In The Voyage of the Dawn Treader, C.S. Lewis paints a powerful picture of what it sometimes feels like to confess those sins and shortcomings that cause us deep shame. Eustace was a boy who, out of greed, traded his innocence to steal a dragon’s treasure. When he awoke, he found himself covered in dragon skin (a not-so-thinly veiled reference to Adam and Eve’s fig leaves). Ashamed of what he did, he tried repeatedly to peel off the skin, but to no avail. Whatever parts he tore off grew right back. Finally, Eustace came to Aslan, the lion who is Lewis’ representation of Jesus in these Chronicles of Narnia:

 

Then the lion said—but I don’t know if it spoke—“You will have to let me undress you.” I was afraid of his claws, I can tell you, but I was pretty nearly desperate now. So I just lay flat down on my back to let him do it.

The very first tear he made was so deep that I thought it had gone right into my heart. And when he began pulling the skin off, it hurt worse than anything I’ve ever felt. The only thing that made me able to bear it was just the pleasure of feeling the stuff peel off. You know—if you’ve ever picked the scab of a sore place.
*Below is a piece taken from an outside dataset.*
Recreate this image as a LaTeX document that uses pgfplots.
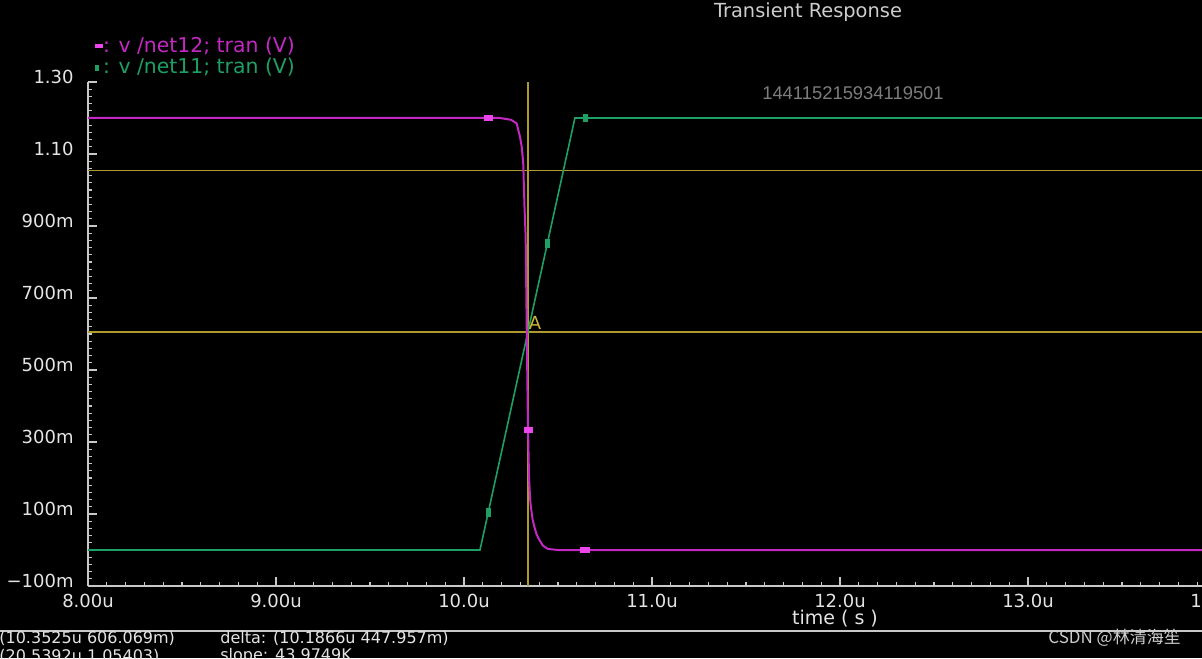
\documentclass[border=0pt]{standalone}
\usepackage{fontspec}
\setmainfont{DejaVu Sans}
\newfontfamily\cjk{Noto Sans CJK SC}
\newfontfamily\arial{Liberation Sans}
\usepackage{pgfplots}
\pgfplotsset{compat=1.18}
\definecolor{mag}{RGB}{195,40,195}
\definecolor{magm}{RGB}{235,70,235}
\definecolor{grn}{RGB}{30,160,100}
\definecolor{cur}{RGB}{175,155,45}
\definecolor{curA}{RGB}{205,185,50}
\definecolor{axg}{RGB}{200,200,200}
\definecolor{txt}{RGB}{228,228,228}
\definecolor{ttl}{RGB}{205,205,205}
\definecolor{wm}{RGB}{125,125,125}
\begin{document}
\begin{tikzpicture}
\useasboundingbox (0,0) rectangle (601pt,329pt);
\fill[black] (0,0) rectangle (601pt,329pt);
\clip (0,0) rectangle (601pt,329pt);
\begin{axis}[
  at={(44pt,36pt)}, anchor=south west,
  scale only axis, width=564pt, height=252pt,
  xmin=8, xmax=14, ymin=-0.1, ymax=1.3,
  axis x line=bottom, axis y line=left,
  axis line style={axg, line width=0.8pt, -},
  xtick={8,9,10,11,12,13,14},
  xticklabels={8.00u,9.00u,10.0u,11.0u,12.0u,13.0u,14.0u},
  ytick={-0.1,0.1,0.3,0.5,0.7,0.9,1.1,1.3},
  yticklabels={−100m,100m,300m,500m,700m,900m,1.10,1.30},
  minor x tick num=9, minor y tick num=9,
  tick align=inside, major tick length=4.5pt, minor tick length=2pt,
  tick style={axg, line width=0.6pt},
  every tick label/.append style={font=\fontsize{9}{10}\selectfont, text=txt},
  xticklabel style={anchor=center, yshift=-7.5pt},
  yticklabel style={anchor=east, inner sep=0pt, xshift=-7pt, yshift=2.5pt},
]
% cursor lines
\addplot[cur, line width=0.9pt] coordinates {(10.34,-0.1) (10.34,1.3)};
\addplot[cur, line width=0.9pt] coordinates {(8,0.606) (14,0.606)};
\addplot[cur, line width=0.9pt] coordinates {(8,1.054) (14,1.054)};
% v /net11 (green)
\addplot[grn, line width=0.8pt] coordinates {
(8,0) (10.085,0) (10.59,1.2) (14,1.2)};
% v /net12 (magenta)
\addplot[mag, line width=1pt] coordinates {
(8,1.2) (10.19,1.2) (10.25,1.195) (10.28,1.185) (10.298,1.148) (10.307,1.12)
(10.315,1.075) (10.322,0.95) (10.328,0.87) (10.334,0.6) (10.34,0.35)
(10.346,0.2) (10.352,0.14) (10.356,0.119) (10.365,0.085) (10.374,0.065)
(10.385,0.045) (10.401,0.028) (10.42,0.012) (10.446,0.003) (10.5,0) (14,0)};
% markers
\addplot[only marks, mark=square*, mark size=1.2pt, mark options={xscale=1.8, magm, draw=magm}]
 coordinates {(10.129,1.2) (10.342,0.333) (10.644,0)};
\addplot[only marks, mark=square*, mark size=1.1pt, mark options={yscale=1.7, grn, draw=grn}]
 coordinates {(10.129,0.105) (10.443,0.851) (10.647,1.2)};
\node[text=curA, font=\fontsize{9}{10}\selectfont] at (axis cs:10.378,0.63) {A};
\end{axis}
% title and texts
\node[text=ttl, font=\fontsize{9.7}{11}\selectfont] at (404pt,323pt) {Transient Response};
\node[anchor=west, inner sep=0pt, text=mag, font=\fontsize{10.2}{12}\selectfont] at (47.5pt,306pt)
 {\textcolor{magm}{\rule[0.22em]{3.8pt}{2pt}}: v /net12; tran (V)};
\node[anchor=west, inner sep=0pt, text=grn, font=\fontsize{10.2}{12}\selectfont] at (47.5pt,295.5pt)
 {\rule[0.1em]{2pt}{3.4pt}\hspace{1.8pt}: v /net11; tran (V)};
\node[text=wm, font=\arial\fontsize{9.2}{11}\selectfont] at (426.5pt,282.5pt) {144115215934119501};
\node[text=txt, font=\fontsize{9.5}{11}\selectfont] at (417.5pt,19.5pt) {time ( s )};
\draw[axg, line width=0.8pt] (0,13.5pt) -- (601pt,13.5pt);
\node[anchor=west, inner sep=0pt, text=txt, font=\fontsize{8}{9}\selectfont] at (-0.5pt,10pt) {(10.3525u 606.069m)};
\node[anchor=west, inner sep=0pt, text=txt, font=\fontsize{8}{9}\selectfont] at (110pt,10pt) {delta: (10.1866u 447.957m)};
\node[anchor=west, inner sep=0pt, text=txt, font=\fontsize{8}{9}\selectfont] at (-0.5pt,1pt) {(20.5392u 1.05403)};
\node[anchor=west, inner sep=0pt, text=txt, font=\fontsize{8}{9}\selectfont] at (110pt,1pt) {slope: 43.9749K};
\node[anchor=west, inner sep=0pt, text=ttl, font=\cjk\fontsize{8.5}{10}\selectfont] at (524pt,10pt) {CSDN @林清海笙};
\end{tikzpicture}
\end{document}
It hurts like billy-oh but it is such fun to see it coming away…

Well, he peeled the beastly stuff right off—just as I thought I’d done it myself the other three times, only they hadn’t hurt—and there it was lying on the grass: only ever so much thicker, and darker, and more knobbly-looking than the others had been. And there was I as smooth and soft as a peeled switch and smaller than I had been. Then he caught hold of me—I didn’t like that much for I was very tender underneath now that I’d no skin on—and threw me into the water. It smarted like anything but only for a moment. After that it became perfectly delicious and as soon as I started swimming and splashing I found that all the pain had gone from my arm. And then I saw why. I’d turned into a boy again.

 

What a striking image of sin and grace! We cannot simply clean ourselves up as we wish we could; we need a savior to do the deepest work in us.

 

I truly resonate with this story. It’s exactly how confession feels at times. A bit scary. A bit painful. A bit vulnerable. But ahh, the “delicious” love of God that conquers all and leads to freedom! “Perfect love drives out fear” (1 John 4:18). We all have some hardened layers from the wounds of sin. We all need to let God undress us sometimes. Standing before him naked and without shame, we can rediscover the riches of his love and our deepest identity as his beloved children. We can become ourselves again.